___ Dataset section
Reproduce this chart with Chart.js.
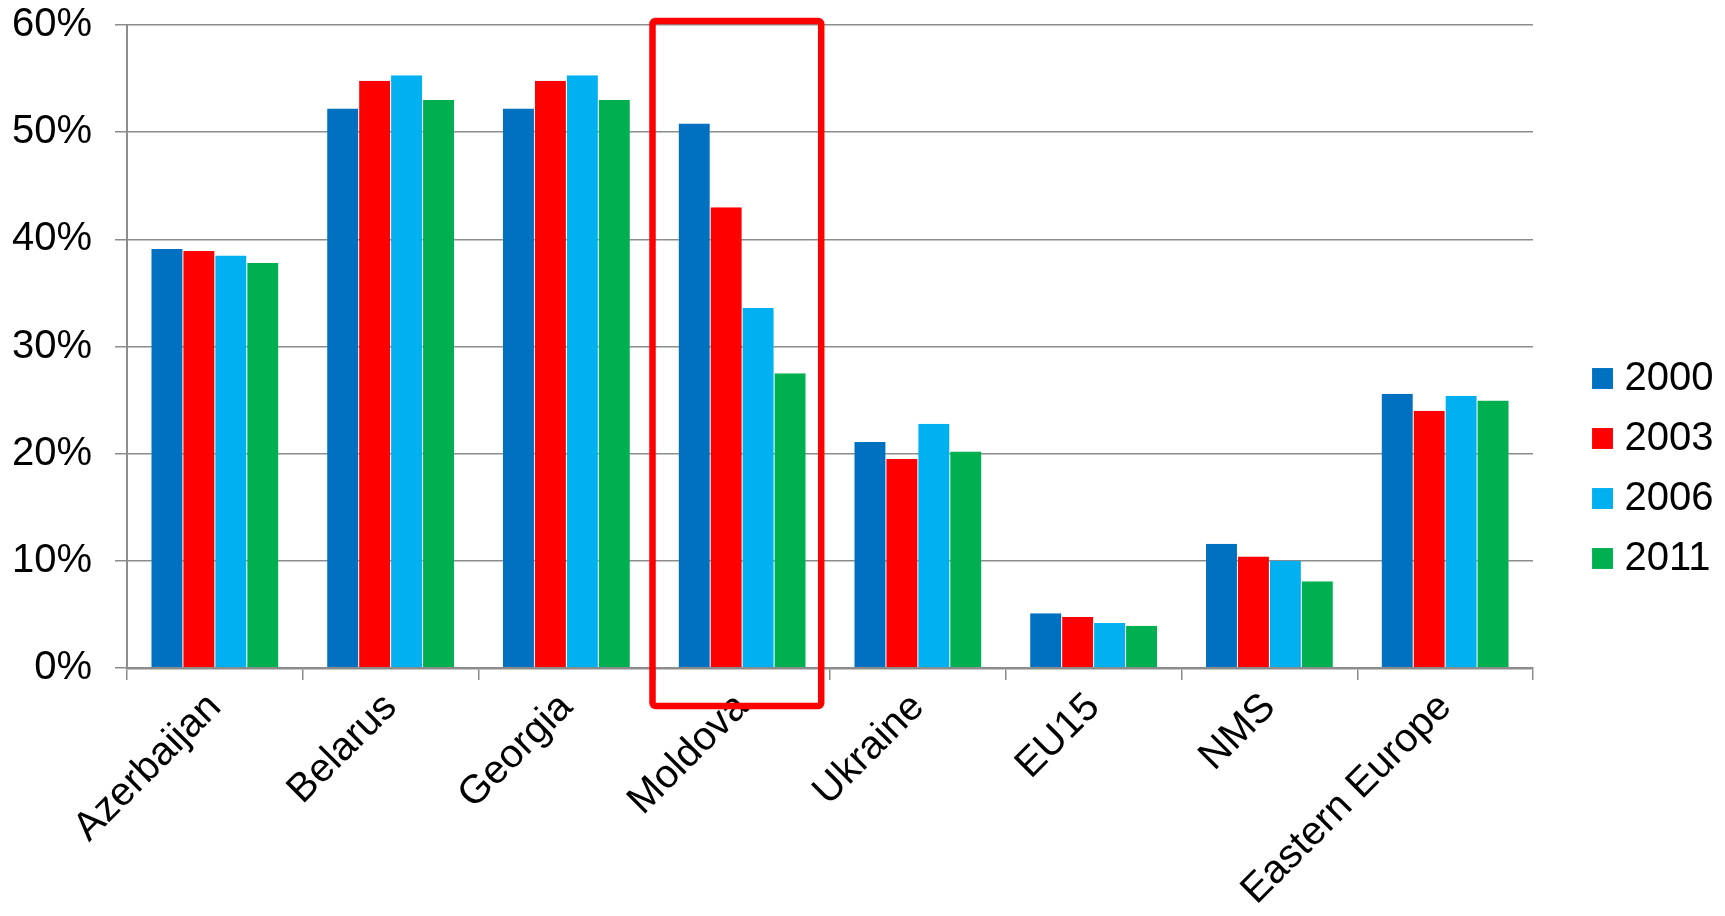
<!DOCTYPE html>
<html>
<head>
<meta charset="utf-8">
<script src="https://cdn.jsdelivr.net/npm/chart.js@4/dist/chart.umd.min.js"></script>
<style>
  html, body { margin: 0; padding: 0; background: #fff; }
  #wrap { width: 1725px; height: 916px; position: relative; }
</style>
</head>
<body>
<div id="wrap"><canvas id="c" width="1725" height="916"></canvas></div>
<script>
const categories = ["Azerbaijan", "Belarus", "Georgia", "Moldova", "Ukraine", "EU15", "NMS", "Eastern Europe"];
const seriesNames = ["2000", "2003", "2006", "2011"];
const values2000 = [39.1, 52.2, 52.2, 50.8, 21.1, 5.1, 11.6, 25.6];
const values2003 = [38.9, 54.8, 54.8, 43.0, 19.5, 4.75, 10.4, 24.0];
const values2006 = [38.5, 55.3, 55.3, 33.6, 22.8, 4.2, 10.0, 25.4];
const values2011 = [37.8, 53.0, 53.0, 27.5, 20.2, 3.95, 8.1, 24.95];
const seriesColors = ["#0070C0", "#FF0000", "#00B0F0", "#00B050"];
const yTicks = [0, 10, 20, 30, 40, 50, 60];
const highlightCategory = "Moldova";

const FONT = "'Liberation Sans', Arial, sans-serif";
const GRID = "#8c8c8c";
const FS = 40;
const LEG_BOX_W = 4;

const highlightPlugin = {
  id: "highlight",
  afterDatasetsDraw(chart) {
    const x = chart.scales.x, y = chart.scales.y;
    const idx = categories.indexOf(highlightCategory);
    const cw = (x.right - x.left) / categories.length;
    const cx = x.getPixelForValue(idx);
    const left = cx - 0.51 * cw, right = cx + 0.45 * cw;
    const top = y.top - 4, bottom = y.bottom + 38;
    const ctx = chart.ctx;
    ctx.save();
    ctx.strokeStyle = "#FF0000";
    ctx.lineWidth = 6.5;
    ctx.lineJoin = "round";
    ctx.beginPath();
    ctx.roundRect(left, top, right - left, bottom - top, 3);
    ctx.stroke();
    ctx.restore();
  }
};

const legendShift = {
  id: "legendShift",
  afterLayout(chart) {
    const lg = chart.legend;
    if (!lg) return;
    const dx = (chart.chartArea.right + 47.5) - lg.left;
    lg.left += dx; lg.right += dx;
    lg.top -= 2; lg.bottom -= 2;
    if (lg.adjustHitBoxes) lg.adjustHitBoxes();
  }
};

const datasets = [values2000, values2003, values2006, values2011].map((v, i) => ({
  label: seriesNames[i],
  data: v,
  backgroundColor: seriesColors[i],
  borderColor: "rgba(255,255,255,0.35)",
  borderWidth: { left: 0.5, right: 0.5, top: 0, bottom: 0 },
  categoryPercentage: 0.727,
  barPercentage: 1.0
}));

new Chart(document.getElementById("c"), {
  type: "bar",
  data: { labels: categories, datasets },
  options: {
    responsive: false,
    animation: false,
    devicePixelRatio: 1,
    layout: { padding: { left: 0, top: 25, right: 49, bottom: 0 } },
    plugins: {
      tooltip: { enabled: false },
      legend: {
        position: "right",
        labels: {
          usePointStyle: true,
          pointStyle: "rect",
          boxWidth: LEG_BOX_W,
          boxHeight: 21,
          padding: 20,
          color: "#000",
          font: { family: FONT, size: FS }
        }
      }
    },
    scales: {
      x: {
        afterFit(scale) { scale.height = 248; scale.paddingLeft = 0; scale.paddingRight = 0; },
        grid: { offset: true, drawOnChartArea: false, drawTicks: true, tickLength: 12, color: GRID, lineWidth: 1.5 },
        border: { color: GRID, width: 2.5 },
        ticks: {
          color: "#000",
          font: { family: FONT, size: FS },
          minRotation: 45, maxRotation: 45,
          padding: 4,
          autoSkip: false
        }
      },
      y: {
        min: 0, max: 60,
        afterBuildTicks(scale) { scale.ticks = yTicks.map(v => ({ value: v })); },
        afterFit(scale) { scale.width = 127; scale.paddingTop = 0; scale.paddingBottom = 0; },
        grid: { color: GRID, lineWidth: 1.5, tickLength: 12 },
        border: { color: GRID, width: 2 },
        ticks: {
          color: "#000",
          font: { family: FONT, size: FS },
          padding: 23,
          callback: v => v + "%"
        }
      }
    }
  },
  plugins: [highlightPlugin, legendShift]
});
</script>
</body>
</html>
______
§ Problem to solve
Omit the pictures, then quote the rest of the material above exactly.

§ Worked solution
Reproduce this chart with Chart.js.
<!DOCTYPE html>
<html>
<head>
<meta charset="utf-8">
<script src="https://cdn.jsdelivr.net/npm/chart.js@4/dist/chart.umd.min.js"></script>
<style>
  html, body { margin: 0; padding: 0; background: #fff; }
  #wrap { width: 1725px; height: 916px; position: relative; }
</style>
</head>
<body>
<div id="wrap"><canvas id="c" width="1725" height="916"></canvas></div>
<script>
const categories = ["Azerbaijan", "Belarus", "Georgia", "Moldova", "Ukraine", "EU15", "NMS", "Eastern Europe"];
const seriesNames = ["2000", "2003", "2006", "2011"];
const values2000 = [39.1, 52.2, 52.2, 50.8, 21.1, 5.1, 11.6, 25.6];
const values2003 = [38.9, 54.8, 54.8, 43.0, 19.5, 4.75, 10.4, 24.0];
const values2006 = [38.5, 55.3, 55.3, 33.6, 22.8, 4.2, 10.0, 25.4];
const values2011 = [37.8, 53.0, 53.0, 27.5, 20.2, 3.95, 8.1, 24.95];
const seriesColors = ["#0070C0", "#FF0000", "#00B0F0", "#00B050"];
const yTicks = [0, 10, 20, 30, 40, 50, 60];
const highlightCategory = "Moldova";

const FONT = "'Liberation Sans', Arial, sans-serif";
const GRID = "#8c8c8c";
const FS = 40;
const LEG_BOX_W = 4;

const highlightPlugin = {
  id: "highlight",
  afterDatasetsDraw(chart) {
    const x = chart.scales.x, y = chart.scales.y;
    const idx = categories.indexOf(highlightCategory);
    const cw = (x.right - x.left) / categories.length;
    const cx = x.getPixelForValue(idx);
    const left = cx - 0.51 * cw, right = cx + 0.45 * cw;
    const top = y.top - 4, bottom = y.bottom + 38;
    const ctx = chart.ctx;
    ctx.save();
    ctx.strokeStyle = "#FF0000";
    ctx.lineWidth = 6.5;
    ctx.lineJoin = "round";
    ctx.beginPath();
    ctx.roundRect(left, top, right - left, bottom - top, 3);
    ctx.stroke();
    ctx.restore();
  }
};

const legendShift = {
  id: "legendShift",
  afterLayout(chart) {
    const lg = chart.legend;
    if (!lg) return;
    const dx = (chart.chartArea.right + 47.5) - lg.left;
    lg.left += dx; lg.right += dx;
    lg.top -= 2; lg.bottom -= 2;
    if (lg.adjustHitBoxes) lg.adjustHitBoxes();
  }
};

const datasets = [values2000, values2003, values2006, values2011].map((v, i) => ({
  label: seriesNames[i],
  data: v,
  backgroundColor: seriesColors[i],
  borderColor: "rgba(255,255,255,0.35)",
  borderWidth: { left: 0.5, right: 0.5, top: 0, bottom: 0 },
  categoryPercentage: 0.727,
  barPercentage: 1.0
}));

new Chart(document.getElementById("c"), {
  type: "bar",
  data: { labels: categories, datasets },
  options: {
    responsive: false,
    animation: false,
    devicePixelRatio: 1,
    layout: { padding: { left: 0, top: 25, right: 49, bottom: 0 } },
    plugins: {
      tooltip: { enabled: false },
      legend: {
        position: "right",
        labels: {
          usePointStyle: true,
          pointStyle: "rect",
          boxWidth: LEG_BOX_W,
          boxHeight: 21,
          padding: 20,
          color: "#000",
          font: { family: FONT, size: FS }
        }
      }
    },
    scales: {
      x: {
        afterFit(scale) { scale.height = 248; scale.paddingLeft = 0; scale.paddingRight = 0; },
        grid: { offset: true, drawOnChartArea: false, drawTicks: true, tickLength: 12, color: GRID, lineWidth: 1.5 },
        border: { color: GRID, width: 2.5 },
        ticks: {
          color: "#000",
          font: { family: FONT, size: FS },
          minRotation: 45, maxRotation: 45,
          padding: 4,
          autoSkip: false
        }
      },
      y: {
        min: 0, max: 60,
        afterBuildTicks(scale) { scale.ticks = yTicks.map(v => ({ value: v })); },
        afterFit(scale) { scale.width = 127; scale.paddingTop = 0; scale.paddingBottom = 0; },
        grid: { color: GRID, lineWidth: 1.5, tickLength: 12 },
        border: { color: GRID, width: 2 },
        ticks: {
          color: "#000",
          font: { family: FONT, size: FS },
          padding: 23,
          callback: v => v + "%"
        }
      }
    }
  },
  plugins: [highlightPlugin, legendShift]
});
</script>
</body>
</html>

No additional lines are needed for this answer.